A block of data
———

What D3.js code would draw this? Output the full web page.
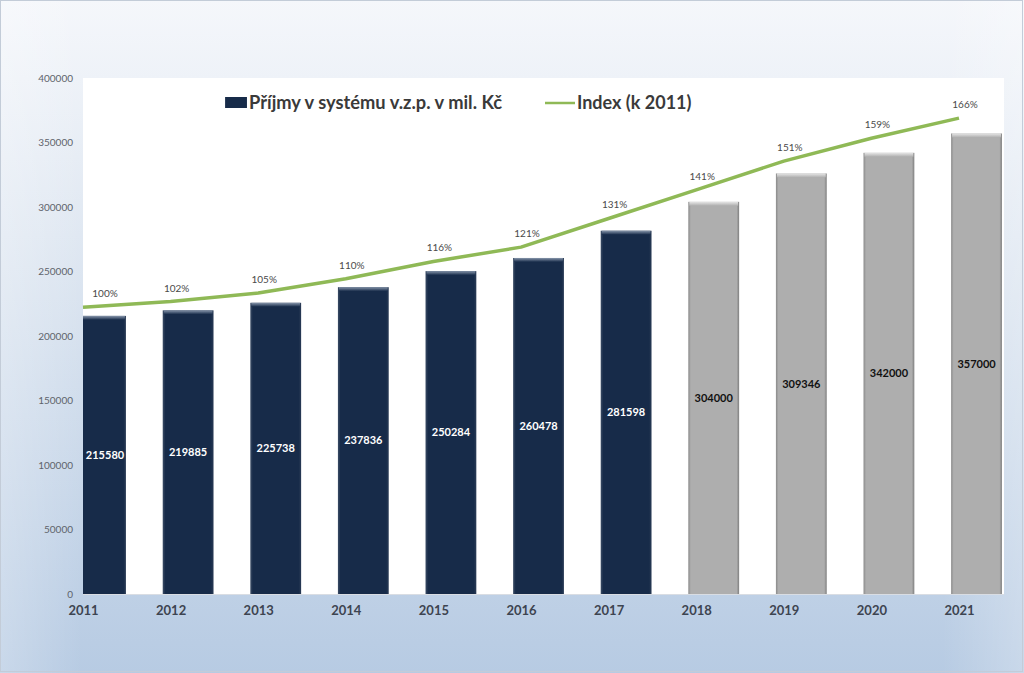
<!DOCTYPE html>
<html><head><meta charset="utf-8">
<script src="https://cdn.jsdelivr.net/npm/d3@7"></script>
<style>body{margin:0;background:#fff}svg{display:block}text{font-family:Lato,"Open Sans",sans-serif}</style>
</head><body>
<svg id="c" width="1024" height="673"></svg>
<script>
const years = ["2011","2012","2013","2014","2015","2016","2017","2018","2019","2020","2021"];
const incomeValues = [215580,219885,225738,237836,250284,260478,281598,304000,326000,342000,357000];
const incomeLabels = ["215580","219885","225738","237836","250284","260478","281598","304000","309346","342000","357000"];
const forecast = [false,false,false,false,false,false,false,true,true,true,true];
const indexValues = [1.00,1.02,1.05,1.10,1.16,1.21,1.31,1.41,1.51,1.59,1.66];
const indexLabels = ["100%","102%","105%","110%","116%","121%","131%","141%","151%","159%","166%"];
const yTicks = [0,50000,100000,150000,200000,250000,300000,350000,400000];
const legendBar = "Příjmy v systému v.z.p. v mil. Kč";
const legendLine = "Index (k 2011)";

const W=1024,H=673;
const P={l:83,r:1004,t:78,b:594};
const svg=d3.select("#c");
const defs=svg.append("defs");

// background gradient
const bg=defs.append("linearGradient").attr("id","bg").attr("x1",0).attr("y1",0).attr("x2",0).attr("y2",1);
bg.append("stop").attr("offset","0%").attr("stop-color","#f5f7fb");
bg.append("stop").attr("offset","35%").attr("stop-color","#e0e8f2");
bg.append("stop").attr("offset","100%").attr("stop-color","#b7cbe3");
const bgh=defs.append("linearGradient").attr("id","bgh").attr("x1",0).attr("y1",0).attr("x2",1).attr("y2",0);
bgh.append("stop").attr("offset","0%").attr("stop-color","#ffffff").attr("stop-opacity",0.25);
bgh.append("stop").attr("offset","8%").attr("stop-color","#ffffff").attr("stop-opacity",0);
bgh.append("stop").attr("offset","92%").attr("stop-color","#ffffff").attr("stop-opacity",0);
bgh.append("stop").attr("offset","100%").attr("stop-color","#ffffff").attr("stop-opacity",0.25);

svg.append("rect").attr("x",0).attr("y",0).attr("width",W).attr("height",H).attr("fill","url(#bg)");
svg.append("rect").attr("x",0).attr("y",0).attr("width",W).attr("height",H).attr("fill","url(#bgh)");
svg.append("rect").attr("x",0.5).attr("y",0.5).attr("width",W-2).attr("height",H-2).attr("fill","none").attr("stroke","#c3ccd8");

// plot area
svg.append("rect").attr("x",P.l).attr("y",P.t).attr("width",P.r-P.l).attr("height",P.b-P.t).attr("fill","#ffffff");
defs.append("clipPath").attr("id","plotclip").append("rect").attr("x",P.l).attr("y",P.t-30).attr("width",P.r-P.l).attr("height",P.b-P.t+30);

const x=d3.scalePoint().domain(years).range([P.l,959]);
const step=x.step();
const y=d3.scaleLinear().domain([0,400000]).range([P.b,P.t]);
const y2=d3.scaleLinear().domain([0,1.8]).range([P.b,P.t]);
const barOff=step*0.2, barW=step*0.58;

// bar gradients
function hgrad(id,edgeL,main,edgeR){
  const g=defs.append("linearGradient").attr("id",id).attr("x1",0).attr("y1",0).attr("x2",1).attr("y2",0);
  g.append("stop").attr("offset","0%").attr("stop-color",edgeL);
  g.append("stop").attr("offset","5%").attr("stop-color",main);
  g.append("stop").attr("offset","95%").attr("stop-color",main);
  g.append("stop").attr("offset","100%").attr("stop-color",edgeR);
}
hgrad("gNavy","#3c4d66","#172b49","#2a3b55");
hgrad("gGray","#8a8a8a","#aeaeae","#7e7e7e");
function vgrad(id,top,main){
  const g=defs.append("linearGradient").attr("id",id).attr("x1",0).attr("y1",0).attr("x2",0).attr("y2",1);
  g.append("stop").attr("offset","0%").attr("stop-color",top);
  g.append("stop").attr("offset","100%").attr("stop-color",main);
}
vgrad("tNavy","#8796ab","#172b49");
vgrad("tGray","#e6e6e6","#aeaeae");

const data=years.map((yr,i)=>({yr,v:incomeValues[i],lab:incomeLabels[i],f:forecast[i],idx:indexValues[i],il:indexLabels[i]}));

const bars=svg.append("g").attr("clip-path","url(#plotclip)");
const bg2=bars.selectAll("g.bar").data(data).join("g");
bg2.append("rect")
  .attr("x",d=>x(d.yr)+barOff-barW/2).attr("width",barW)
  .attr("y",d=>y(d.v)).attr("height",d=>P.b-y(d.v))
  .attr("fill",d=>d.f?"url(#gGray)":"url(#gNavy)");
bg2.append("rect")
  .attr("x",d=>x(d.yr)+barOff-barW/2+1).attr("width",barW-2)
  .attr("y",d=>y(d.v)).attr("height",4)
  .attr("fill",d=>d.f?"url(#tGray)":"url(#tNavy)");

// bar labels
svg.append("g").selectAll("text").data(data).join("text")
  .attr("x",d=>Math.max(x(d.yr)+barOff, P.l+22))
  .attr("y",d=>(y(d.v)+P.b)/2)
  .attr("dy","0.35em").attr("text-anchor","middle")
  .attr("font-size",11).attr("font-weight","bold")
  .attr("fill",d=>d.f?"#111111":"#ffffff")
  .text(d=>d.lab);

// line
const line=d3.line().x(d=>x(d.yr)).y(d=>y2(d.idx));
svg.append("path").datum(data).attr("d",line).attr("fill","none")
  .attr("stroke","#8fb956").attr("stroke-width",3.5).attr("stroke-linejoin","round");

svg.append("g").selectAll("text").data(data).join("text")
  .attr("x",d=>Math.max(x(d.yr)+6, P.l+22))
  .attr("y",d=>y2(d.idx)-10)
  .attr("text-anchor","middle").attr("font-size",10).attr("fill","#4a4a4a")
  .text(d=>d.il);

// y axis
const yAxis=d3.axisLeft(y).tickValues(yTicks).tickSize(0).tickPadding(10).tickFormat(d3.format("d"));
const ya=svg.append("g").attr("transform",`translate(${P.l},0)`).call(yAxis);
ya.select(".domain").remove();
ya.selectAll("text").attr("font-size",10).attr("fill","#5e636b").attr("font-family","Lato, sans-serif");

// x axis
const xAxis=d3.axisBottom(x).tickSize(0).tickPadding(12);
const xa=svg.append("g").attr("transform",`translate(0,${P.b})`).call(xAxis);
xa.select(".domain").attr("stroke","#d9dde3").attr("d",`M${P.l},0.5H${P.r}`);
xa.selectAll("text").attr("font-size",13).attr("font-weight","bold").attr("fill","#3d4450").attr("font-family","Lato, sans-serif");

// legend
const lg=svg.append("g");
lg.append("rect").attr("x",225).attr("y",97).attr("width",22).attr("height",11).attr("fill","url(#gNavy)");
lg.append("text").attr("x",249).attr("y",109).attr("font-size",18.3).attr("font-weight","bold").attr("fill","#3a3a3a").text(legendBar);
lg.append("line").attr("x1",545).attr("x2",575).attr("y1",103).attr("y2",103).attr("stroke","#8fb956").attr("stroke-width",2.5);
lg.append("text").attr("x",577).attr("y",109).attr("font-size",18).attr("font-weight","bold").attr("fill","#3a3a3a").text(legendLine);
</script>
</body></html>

———

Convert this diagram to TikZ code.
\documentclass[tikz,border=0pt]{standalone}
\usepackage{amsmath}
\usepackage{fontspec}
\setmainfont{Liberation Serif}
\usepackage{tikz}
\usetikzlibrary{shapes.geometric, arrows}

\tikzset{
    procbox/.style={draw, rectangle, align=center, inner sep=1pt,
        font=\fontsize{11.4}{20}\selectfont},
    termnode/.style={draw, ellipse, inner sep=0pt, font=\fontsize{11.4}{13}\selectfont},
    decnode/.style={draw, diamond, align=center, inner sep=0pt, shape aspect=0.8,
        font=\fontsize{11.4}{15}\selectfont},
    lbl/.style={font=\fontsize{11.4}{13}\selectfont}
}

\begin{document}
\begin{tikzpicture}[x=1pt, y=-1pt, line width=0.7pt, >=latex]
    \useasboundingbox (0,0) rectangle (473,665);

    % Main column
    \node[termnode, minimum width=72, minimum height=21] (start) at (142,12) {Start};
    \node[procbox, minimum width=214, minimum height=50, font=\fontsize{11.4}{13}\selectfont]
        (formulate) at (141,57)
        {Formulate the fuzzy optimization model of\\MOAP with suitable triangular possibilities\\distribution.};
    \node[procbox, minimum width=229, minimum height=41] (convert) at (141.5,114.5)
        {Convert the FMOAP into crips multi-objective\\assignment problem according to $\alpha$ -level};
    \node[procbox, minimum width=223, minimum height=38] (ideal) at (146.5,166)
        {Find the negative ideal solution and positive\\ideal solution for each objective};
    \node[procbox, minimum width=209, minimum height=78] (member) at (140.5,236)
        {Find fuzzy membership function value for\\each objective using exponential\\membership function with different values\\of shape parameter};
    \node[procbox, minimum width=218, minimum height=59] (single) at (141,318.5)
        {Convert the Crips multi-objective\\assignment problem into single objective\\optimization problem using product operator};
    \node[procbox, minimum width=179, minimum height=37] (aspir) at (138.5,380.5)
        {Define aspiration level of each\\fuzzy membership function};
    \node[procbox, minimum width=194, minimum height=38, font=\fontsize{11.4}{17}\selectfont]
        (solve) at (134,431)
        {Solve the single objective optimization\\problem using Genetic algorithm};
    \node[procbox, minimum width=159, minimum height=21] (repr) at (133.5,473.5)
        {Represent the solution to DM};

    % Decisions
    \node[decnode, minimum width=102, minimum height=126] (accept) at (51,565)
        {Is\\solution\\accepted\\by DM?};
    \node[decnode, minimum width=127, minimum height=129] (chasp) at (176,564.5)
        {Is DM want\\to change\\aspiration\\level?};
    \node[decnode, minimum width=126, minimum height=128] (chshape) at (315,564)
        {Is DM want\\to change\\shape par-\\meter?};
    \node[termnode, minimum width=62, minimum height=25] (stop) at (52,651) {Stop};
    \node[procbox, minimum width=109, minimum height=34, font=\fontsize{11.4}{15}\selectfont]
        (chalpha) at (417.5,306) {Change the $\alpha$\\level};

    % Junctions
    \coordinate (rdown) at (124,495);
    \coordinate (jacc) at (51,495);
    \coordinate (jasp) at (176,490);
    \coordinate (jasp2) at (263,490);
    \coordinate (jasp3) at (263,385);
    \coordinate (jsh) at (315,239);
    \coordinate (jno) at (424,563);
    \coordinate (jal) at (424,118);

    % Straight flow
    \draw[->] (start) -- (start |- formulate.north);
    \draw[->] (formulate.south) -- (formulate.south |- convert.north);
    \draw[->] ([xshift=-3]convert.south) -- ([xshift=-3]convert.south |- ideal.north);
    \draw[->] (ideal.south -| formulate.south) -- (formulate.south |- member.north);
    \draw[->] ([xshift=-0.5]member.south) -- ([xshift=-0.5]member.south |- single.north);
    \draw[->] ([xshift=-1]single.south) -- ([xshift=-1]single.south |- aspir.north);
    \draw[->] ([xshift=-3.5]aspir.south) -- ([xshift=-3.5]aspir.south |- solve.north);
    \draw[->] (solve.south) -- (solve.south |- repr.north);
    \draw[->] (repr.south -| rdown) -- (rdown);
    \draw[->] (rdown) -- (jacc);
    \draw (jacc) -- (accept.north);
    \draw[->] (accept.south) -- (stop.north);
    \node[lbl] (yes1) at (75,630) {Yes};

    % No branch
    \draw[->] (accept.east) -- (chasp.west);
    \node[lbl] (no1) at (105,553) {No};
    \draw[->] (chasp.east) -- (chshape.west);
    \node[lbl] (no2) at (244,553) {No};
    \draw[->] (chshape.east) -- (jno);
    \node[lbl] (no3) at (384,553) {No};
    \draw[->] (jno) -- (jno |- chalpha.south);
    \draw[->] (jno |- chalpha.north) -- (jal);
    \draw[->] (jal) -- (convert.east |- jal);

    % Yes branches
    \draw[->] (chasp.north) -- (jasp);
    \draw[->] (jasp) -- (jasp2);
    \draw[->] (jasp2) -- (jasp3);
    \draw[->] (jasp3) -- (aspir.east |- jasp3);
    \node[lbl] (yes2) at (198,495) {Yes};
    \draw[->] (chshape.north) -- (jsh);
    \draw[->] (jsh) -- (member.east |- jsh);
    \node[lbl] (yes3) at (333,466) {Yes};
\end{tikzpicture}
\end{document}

———

Exercise objective » Extract the lines from the line with "Convert this diagram to TikZ code." to the line with "(0,0) rectangle (473,665);", inclusive, reproducing them exactly and leaving out every other line.

Response below »
Convert this diagram to TikZ code.
\documentclass[tikz,border=0pt]{standalone}
\usepackage{amsmath}
\usepackage{fontspec}
\setmainfont{Liberation Serif}
\usepackage{tikz}
\usetikzlibrary{shapes.geometric, arrows}

\tikzset{
    procbox/.style={draw, rectangle, align=center, inner sep=1pt,
        font=\fontsize{11.4}{20}\selectfont},
    termnode/.style={draw, ellipse, inner sep=0pt, font=\fontsize{11.4}{13}\selectfont},
    decnode/.style={draw, diamond, align=center, inner sep=0pt, shape aspect=0.8,
        font=\fontsize{11.4}{15}\selectfont},
    lbl/.style={font=\fontsize{11.4}{13}\selectfont}
}

\begin{document}
\begin{tikzpicture}[x=1pt, y=-1pt, line width=0.7pt, >=latex]
    \useasboundingbox (0,0) rectangle (473,665);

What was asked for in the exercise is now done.